* START RECORDS SHOWN *

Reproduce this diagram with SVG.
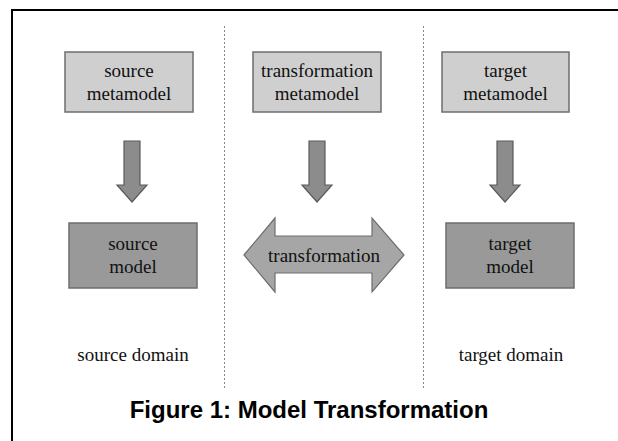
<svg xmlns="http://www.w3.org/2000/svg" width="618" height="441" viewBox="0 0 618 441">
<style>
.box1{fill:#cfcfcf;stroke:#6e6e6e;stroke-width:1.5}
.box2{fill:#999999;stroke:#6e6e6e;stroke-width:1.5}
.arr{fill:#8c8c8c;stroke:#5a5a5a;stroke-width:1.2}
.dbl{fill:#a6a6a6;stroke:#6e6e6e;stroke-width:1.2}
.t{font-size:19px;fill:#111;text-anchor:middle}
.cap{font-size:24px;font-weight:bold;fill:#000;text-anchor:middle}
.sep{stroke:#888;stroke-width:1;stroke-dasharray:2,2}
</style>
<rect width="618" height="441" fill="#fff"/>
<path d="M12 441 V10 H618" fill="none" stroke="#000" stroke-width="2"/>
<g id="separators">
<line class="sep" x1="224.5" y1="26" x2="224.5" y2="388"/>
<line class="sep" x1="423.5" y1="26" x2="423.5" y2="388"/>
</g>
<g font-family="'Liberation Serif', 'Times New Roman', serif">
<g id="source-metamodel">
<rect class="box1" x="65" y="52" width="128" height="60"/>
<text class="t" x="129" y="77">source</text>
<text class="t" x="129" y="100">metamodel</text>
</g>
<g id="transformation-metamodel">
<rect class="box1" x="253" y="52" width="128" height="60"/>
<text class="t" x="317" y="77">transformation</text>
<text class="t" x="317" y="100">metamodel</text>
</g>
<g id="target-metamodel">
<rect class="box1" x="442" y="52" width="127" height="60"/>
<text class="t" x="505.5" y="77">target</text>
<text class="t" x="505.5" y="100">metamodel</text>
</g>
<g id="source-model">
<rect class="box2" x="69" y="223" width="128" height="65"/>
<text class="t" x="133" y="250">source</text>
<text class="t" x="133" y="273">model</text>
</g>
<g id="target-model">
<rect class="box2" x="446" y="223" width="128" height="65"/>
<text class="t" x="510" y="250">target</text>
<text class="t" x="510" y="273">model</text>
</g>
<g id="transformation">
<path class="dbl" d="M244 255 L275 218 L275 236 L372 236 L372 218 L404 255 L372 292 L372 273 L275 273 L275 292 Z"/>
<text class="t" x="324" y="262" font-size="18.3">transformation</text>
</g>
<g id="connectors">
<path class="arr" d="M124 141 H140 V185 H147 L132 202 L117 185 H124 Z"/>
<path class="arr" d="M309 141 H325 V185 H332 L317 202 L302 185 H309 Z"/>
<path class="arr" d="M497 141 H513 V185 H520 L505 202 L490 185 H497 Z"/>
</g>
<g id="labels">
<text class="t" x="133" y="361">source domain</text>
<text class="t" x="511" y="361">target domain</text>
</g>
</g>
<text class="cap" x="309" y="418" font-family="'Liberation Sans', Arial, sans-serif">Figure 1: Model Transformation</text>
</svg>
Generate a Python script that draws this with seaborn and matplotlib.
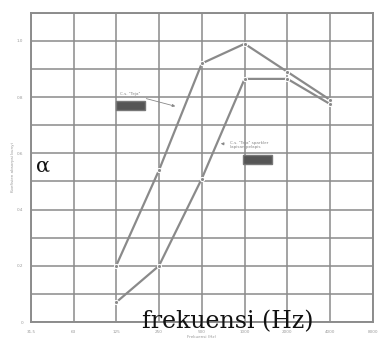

* END RECORDS SHOWN *

Retype the whole listing exactly and leave the pictures out.

SOLUTION BELOW:
Reproduce this diagram with SVG.
<svg xmlns="http://www.w3.org/2000/svg" width="618" height="441" viewBox="0 0 618 441">
<style>
.box1{fill:#cfcfcf;stroke:#6e6e6e;stroke-width:1.5}
.box2{fill:#999999;stroke:#6e6e6e;stroke-width:1.5}
.arr{fill:#8c8c8c;stroke:#5a5a5a;stroke-width:1.2}
.dbl{fill:#a6a6a6;stroke:#6e6e6e;stroke-width:1.2}
.t{font-size:19px;fill:#111;text-anchor:middle}
.cap{font-size:24px;font-weight:bold;fill:#000;text-anchor:middle}
.sep{stroke:#888;stroke-width:1;stroke-dasharray:2,2}
</style>
<rect width="618" height="441" fill="#fff"/>
<path d="M12 441 V10 H618" fill="none" stroke="#000" stroke-width="2"/>
<g id="separators">
<line class="sep" x1="224.5" y1="26" x2="224.5" y2="388"/>
<line class="sep" x1="423.5" y1="26" x2="423.5" y2="388"/>
</g>
<g font-family="'Liberation Serif', 'Times New Roman', serif">
<g id="source-metamodel">
<rect class="box1" x="65" y="52" width="128" height="60"/>
<text class="t" x="129" y="77">source</text>
<text class="t" x="129" y="100">metamodel</text>
</g>
<g id="transformation-metamodel">
<rect class="box1" x="253" y="52" width="128" height="60"/>
<text class="t" x="317" y="77">transformation</text>
<text class="t" x="317" y="100">metamodel</text>
</g>
<g id="target-metamodel">
<rect class="box1" x="442" y="52" width="127" height="60"/>
<text class="t" x="505.5" y="77">target</text>
<text class="t" x="505.5" y="100">metamodel</text>
</g>
<g id="source-model">
<rect class="box2" x="69" y="223" width="128" height="65"/>
<text class="t" x="133" y="250">source</text>
<text class="t" x="133" y="273">model</text>
</g>
<g id="target-model">
<rect class="box2" x="446" y="223" width="128" height="65"/>
<text class="t" x="510" y="250">target</text>
<text class="t" x="510" y="273">model</text>
</g>
<g id="transformation">
<path class="dbl" d="M244 255 L275 218 L275 236 L372 236 L372 218 L404 255 L372 292 L372 273 L275 273 L275 292 Z"/>
<text class="t" x="324" y="262" font-size="18.3">transformation</text>
</g>
<g id="connectors">
<path class="arr" d="M124 141 H140 V185 H147 L132 202 L117 185 H124 Z"/>
<path class="arr" d="M309 141 H325 V185 H332 L317 202 L302 185 H309 Z"/>
<path class="arr" d="M497 141 H513 V185 H520 L505 202 L490 185 H497 Z"/>
</g>
<g id="labels">
<text class="t" x="133" y="361">source domain</text>
<text class="t" x="511" y="361">target domain</text>
</g>
</g>
<text class="cap" x="309" y="418" font-family="'Liberation Sans', Arial, sans-serif">Figure 1: Model Transformation</text>
</svg>
Generate a Python script that draws this with seaborn and matplotlib.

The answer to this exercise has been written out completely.